Land and Property Investment Fund

In many countries, investing in land and property is among the best options for investment. This type of investment requires huge sums of money. Land and building investment funds attract small capital from individuals or legal entities to invest in large construction projects. This way, small investors can take advantage of investment in large and lucrative construction projects.

Project Financing Investment Funds

Project financing investment funds attract investors to finance industrial, mining, oil and petrochemical projects. The purpose of establishing this type of fund is to collect capital from individuals and allocate it to the operation of various projects.

Charity Investment Fund

Charity Investment Funds have provided a new and attractive opportunity for charity investments. These funds are to meet specific charity goals such as supporting an international award, sports such as baseball, and even a particular sports club. Instead of paying money for once, people who want to support these charitable goals invest in these funds and allocate their profits to these goals. Of course, individuals can use a part of the profit and assign the rest for that charity purpose.

Venture Capital Funds

Instead of following a linear path, some businesses take an exponential and accelerating path toward growth and success or decline and bankruptcy. However, startups are always more likely to fail, but a small number of them succeed and make up for losses caused by other startups failures. Google, Amazon and Telegram are good examples of successful startups that have made their investors wealthy.

Some people prefer these funds, which invest in innovative ideas and businesses and may bring about a great benefit to them.

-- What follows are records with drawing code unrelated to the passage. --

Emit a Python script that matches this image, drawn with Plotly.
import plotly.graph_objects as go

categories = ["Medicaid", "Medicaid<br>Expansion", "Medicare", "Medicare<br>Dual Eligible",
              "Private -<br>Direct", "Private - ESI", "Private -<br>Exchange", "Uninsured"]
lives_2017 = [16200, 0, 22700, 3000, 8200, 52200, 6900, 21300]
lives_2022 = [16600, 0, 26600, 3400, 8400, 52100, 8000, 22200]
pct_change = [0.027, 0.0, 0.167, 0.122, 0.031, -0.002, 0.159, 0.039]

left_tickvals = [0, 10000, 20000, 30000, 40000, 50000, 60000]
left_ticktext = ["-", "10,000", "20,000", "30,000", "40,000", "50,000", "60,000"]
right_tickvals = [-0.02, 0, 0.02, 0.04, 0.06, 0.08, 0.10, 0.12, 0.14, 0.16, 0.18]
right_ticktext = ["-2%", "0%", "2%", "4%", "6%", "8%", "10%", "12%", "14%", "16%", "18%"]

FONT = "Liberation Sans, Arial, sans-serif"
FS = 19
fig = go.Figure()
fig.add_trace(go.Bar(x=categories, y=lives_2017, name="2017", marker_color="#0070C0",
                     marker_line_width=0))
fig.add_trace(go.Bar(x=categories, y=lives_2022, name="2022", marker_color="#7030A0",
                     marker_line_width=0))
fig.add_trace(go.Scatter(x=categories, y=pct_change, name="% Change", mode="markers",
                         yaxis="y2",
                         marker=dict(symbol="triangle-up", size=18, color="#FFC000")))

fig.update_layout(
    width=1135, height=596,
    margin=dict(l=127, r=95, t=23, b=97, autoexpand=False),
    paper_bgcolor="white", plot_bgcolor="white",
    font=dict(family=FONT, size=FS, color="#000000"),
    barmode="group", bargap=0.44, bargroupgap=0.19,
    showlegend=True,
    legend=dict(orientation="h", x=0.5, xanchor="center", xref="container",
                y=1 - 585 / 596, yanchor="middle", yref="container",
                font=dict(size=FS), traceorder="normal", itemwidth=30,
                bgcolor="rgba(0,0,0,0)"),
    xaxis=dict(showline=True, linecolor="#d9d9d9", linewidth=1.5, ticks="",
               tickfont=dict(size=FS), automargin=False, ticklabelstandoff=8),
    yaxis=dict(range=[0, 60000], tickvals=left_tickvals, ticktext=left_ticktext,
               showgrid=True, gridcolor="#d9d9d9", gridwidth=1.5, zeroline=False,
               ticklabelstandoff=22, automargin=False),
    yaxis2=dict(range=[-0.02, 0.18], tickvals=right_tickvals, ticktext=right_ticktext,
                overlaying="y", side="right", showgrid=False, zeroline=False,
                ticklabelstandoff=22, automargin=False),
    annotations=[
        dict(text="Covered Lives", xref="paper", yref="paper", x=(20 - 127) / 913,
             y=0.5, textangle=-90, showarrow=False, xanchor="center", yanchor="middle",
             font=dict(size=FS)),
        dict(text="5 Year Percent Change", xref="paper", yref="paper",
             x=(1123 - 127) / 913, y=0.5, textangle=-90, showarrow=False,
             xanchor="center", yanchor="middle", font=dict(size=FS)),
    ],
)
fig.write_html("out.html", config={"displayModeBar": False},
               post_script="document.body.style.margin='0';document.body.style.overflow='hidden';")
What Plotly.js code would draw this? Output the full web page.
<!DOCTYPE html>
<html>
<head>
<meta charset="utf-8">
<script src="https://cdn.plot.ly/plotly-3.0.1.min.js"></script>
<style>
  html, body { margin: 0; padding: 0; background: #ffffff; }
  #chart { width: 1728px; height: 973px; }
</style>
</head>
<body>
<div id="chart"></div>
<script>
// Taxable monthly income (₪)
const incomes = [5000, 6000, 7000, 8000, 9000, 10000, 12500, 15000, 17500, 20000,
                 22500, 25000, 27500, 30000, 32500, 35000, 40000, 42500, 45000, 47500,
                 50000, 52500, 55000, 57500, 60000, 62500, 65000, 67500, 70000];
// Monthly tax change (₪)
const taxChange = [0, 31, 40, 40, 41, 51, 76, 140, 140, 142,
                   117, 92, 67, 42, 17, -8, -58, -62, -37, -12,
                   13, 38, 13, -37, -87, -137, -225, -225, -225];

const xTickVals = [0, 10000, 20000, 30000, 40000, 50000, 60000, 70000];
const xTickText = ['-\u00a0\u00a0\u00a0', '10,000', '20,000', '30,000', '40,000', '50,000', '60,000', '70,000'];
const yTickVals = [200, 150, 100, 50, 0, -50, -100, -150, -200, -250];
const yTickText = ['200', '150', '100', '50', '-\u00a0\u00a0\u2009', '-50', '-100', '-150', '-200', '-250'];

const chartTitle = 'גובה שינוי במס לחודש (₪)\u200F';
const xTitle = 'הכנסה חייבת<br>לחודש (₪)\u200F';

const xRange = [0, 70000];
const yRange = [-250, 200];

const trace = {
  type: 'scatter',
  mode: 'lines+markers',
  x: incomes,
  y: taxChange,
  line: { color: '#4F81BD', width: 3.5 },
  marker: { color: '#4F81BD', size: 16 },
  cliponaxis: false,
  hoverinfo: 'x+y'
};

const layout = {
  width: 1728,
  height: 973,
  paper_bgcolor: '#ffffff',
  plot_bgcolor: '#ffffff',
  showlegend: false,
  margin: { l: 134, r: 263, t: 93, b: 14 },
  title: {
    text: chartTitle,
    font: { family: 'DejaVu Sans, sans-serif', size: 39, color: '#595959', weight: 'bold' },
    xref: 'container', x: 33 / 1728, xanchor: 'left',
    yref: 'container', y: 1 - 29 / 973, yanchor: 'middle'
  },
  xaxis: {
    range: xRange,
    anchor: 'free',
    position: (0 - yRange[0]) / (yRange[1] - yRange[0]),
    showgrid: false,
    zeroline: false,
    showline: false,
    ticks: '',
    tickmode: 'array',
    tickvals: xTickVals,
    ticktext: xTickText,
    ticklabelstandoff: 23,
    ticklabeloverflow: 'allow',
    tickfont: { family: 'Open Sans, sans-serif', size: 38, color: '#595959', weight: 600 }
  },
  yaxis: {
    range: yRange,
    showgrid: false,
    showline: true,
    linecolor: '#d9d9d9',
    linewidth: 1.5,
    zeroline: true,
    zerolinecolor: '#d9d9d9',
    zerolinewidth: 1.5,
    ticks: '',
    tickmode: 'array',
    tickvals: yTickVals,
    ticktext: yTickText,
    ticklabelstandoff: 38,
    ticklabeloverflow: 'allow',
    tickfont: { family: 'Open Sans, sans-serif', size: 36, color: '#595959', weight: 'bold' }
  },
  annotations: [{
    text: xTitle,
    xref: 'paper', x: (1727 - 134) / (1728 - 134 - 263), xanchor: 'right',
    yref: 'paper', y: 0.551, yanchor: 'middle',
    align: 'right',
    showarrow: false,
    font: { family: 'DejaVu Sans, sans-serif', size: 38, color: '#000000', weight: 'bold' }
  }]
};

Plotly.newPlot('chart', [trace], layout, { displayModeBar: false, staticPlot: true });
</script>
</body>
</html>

Learn more: Venture Capital vs Private Equity: What Is Venture Capital Investment?

Dedicated Marketing Fund

As the name implies, they are funds specializing in marketing pre-determined shares of a company or industry. Marketing refers to the buying and selling of shares of a particular company or industry, which improves liquidity and keeps the market balanced.

Index Investment Fund

Index investment funds invest the accumulated financial resources in a way that achieves a performance similar to that of one of the capital market indicators; No less, no more.